I look forward to eventually reading Rachel's other books. I am absolutely heartbroken for her family, dear friends, and the world that she is gone, but after reading this book I feel even more confident that Rachel is enjoying her eternity right now in the presence of Jesus.
Profile Image for Jim.
26 reviews1 follower
May 5, 2014
This is quite simply, a fantastic book. I have traveled a very similar faith journey as Rachel has (or I should say "am traveling" since I think we both believe faith is more of a journey than a destination). Here are a couple of my favorite quotes from her book:


But Jesus rarely framed discipleship in terms of intellectual assent to a set of propositional statements. He didn’t walk new converts down the Romans Road or ask Peter to draft a doctrinal statement before giving him the keys to the kingdom. His method of evangelism varied from person to person and generally involved a dramatic change of lifestyle rather than a simple change of mind. To Jesus, “by faith alone” did not mean “by belief alone.” To Jesus, faith was invariably linked to obedience.

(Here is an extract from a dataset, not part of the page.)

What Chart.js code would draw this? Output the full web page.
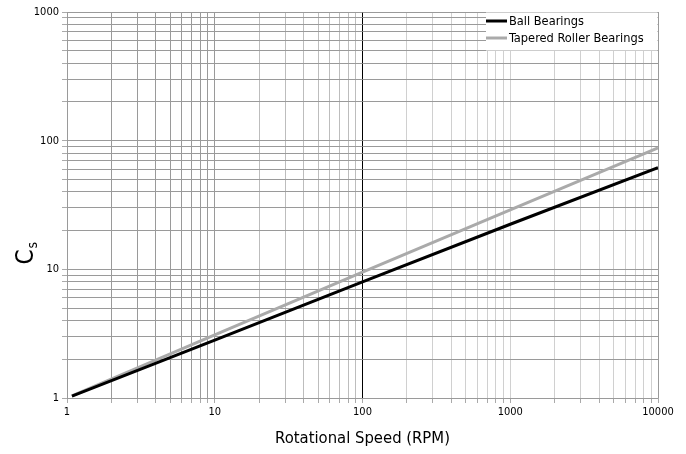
<!DOCTYPE html>
<html><head><meta charset="utf-8">
<script src="https://cdn.jsdelivr.net/npm/chart.js@4.4.0/dist/chart.umd.min.js"></script>
<style>html,body{margin:0;padding:0;background:#fff;overflow:hidden}#wrap{width:686px;height:454px;position:relative}</style>
</head><body><div id="wrap"><canvas id="c" width="686" height="454"></canvas></div>
<script>
// ---- data ----
const speedRPM = [1.08, 10, 100, 1000, 10000];
const ballBearings = [1.035, 2.82, 8.0, 22.4, 61.6];
const taperedRollerBearings = [1.04, 3.1, 9.5, 29, 88];
const xDecadeLabels = [1, 10, 100, 1000, 10000];
const yDecadeLabels = [1, 10, 100, 1000];
const seriesNames = ['Ball Bearings', 'Tapered Roller Bearings'];
const xTitle = 'Rotational Speed (RPM)';
const yTitleMain = 'C';
const yTitleSub = 's';

const FONT = "'Liberation Sans Narrow', 'DejaVu Sans Condensed', 'Arial Narrow', sans-serif";

function logTicks(min, max) {
  const t = [];
  for (let d = min; d < max; d *= 10) for (let m = 1; m < 10; m++) t.push({value: m * d});
  t.push({value: max});
  return t;
}
function pts(xs, ys) { return xs.map((x, i) => ({x: x, y: ys[i]})); }

const overlay = {
  id: 'overlay',
  afterDraw(chart) {
    const c = chart.ctx, a = chart.chartArea;
    c.save();
    // x title
    c.fillStyle = '#000';
    c.font = '16.5px ' + FONT;
    c.textAlign = 'center'; c.textBaseline = 'middle';
    c.fillText(xTitle, (a.left + a.right) / 2, 439);
    // y title with subscript
    c.save();
    c.translate(27, 254);
    c.rotate(-Math.PI / 2);
    c.font = '24px ' + FONT;
    c.textAlign = 'left'; c.textBaseline = 'middle';
    const w = c.measureText(yTitleMain).width;
    c.fillText(yTitleMain, -w / 2 - 3, 0);
    c.font = '14px ' + FONT;
    c.fillText(yTitleSub, w / 2 - 2, 6);
    c.restore();
    // legend
    const lx = 486, ly = a.top + 0.5;
    c.fillStyle = '#fff';
    c.fillRect(lx, ly, a.right - lx - 0.5, 38);
    const ds = chart.data.datasets;
    const rows = [21, 38];
    c.font = '12.7px ' + FONT;
    c.textAlign = 'left'; c.textBaseline = 'middle';
    ds.forEach((d, i) => {
      c.strokeStyle = d.borderColor; c.lineWidth = 3;
      c.beginPath(); c.moveTo(lx, rows[i]); c.lineTo(lx + 21, rows[i]); c.stroke();
      c.fillStyle = '#000';
      c.fillText(d.label, lx + 23, rows[i] + 0.5);
    });
    c.restore();
  }
};

function xGridColor(ctx) {
  const v = ctx.tick ? ctx.tick.value : 0;
  if (v === 100) return '#000';
  if (v <= 10) return '#9a9a9a';
  if (v < 100) return '#bdbdbd';
  if (v === 10000) return '#9a9a9a';
  return '#d0d0d0';
}

new Chart(document.getElementById('c'), {
  type: 'line',
  data: {
    datasets: [
      {label: seriesNames[0], data: pts(speedRPM, ballBearings), borderColor: '#000', borderWidth: 3, pointRadius: 0, tension: 0},
      {label: seriesNames[1], data: pts(speedRPM, taperedRollerBearings), borderColor: '#aaaaaa', borderWidth: 3, pointRadius: 0, tension: 0}
    ]
  },
  options: {
    responsive: false, animation: false, devicePixelRatio: 1,
    layout: {padding: {top: 12, right: 28, left: 0, bottom: 0}},
    plugins: {legend: {display: false}, tooltip: {enabled: false}, title: {display: false}},
    scales: {
      x: {
        type: 'logarithmic', min: 1, max: 10000,
        afterBuildTicks: s => { s.ticks = logTicks(1, 10000); },
        afterFit: s => { s.height = 56; },
        ticks: {autoSkip: false, maxRotation: 0, padding: 3, color: '#000',
                font: {family: FONT, size: 11},
                callback: v => xDecadeLabels.includes(v) ? String(v) : ''},
        grid: {color: xGridColor, lineWidth: 1, tickLength: 5, tickColor: '#aaaaaa'},
        border: {display: false}
      },
      y: {
        type: 'logarithmic', min: 1, max: 1000,
        afterBuildTicks: s => { s.ticks = logTicks(1, 1000); },
        afterFit: s => { s.width = 67; },
        ticks: {autoSkip: false, padding: 3, color: '#000',
                font: {family: FONT, size: 11},
                callback: v => yDecadeLabels.includes(v) ? String(v) : ''},
        grid: {color: '#9a9a9a', lineWidth: 1, tickLength: 5, tickColor: '#aaaaaa'},
        border: {display: false}
      }
    }
  },
  plugins: [overlay]
});
</script></body></html>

After I’d thought for so many years that good Christians are always ready with an answer, it was a question that eventually drew me back to belief. In the end, it was doubt that saved my faith.


When we require that all people must say the same words or subscribe to the same creeds in order to experience God, we underestimate the scope and power of God’s activity in the world.


I could add a few dozen more but I would rather that you just get this book and read it for yourself. I highly recommend it to anyone - whether you struggle with your faith or not.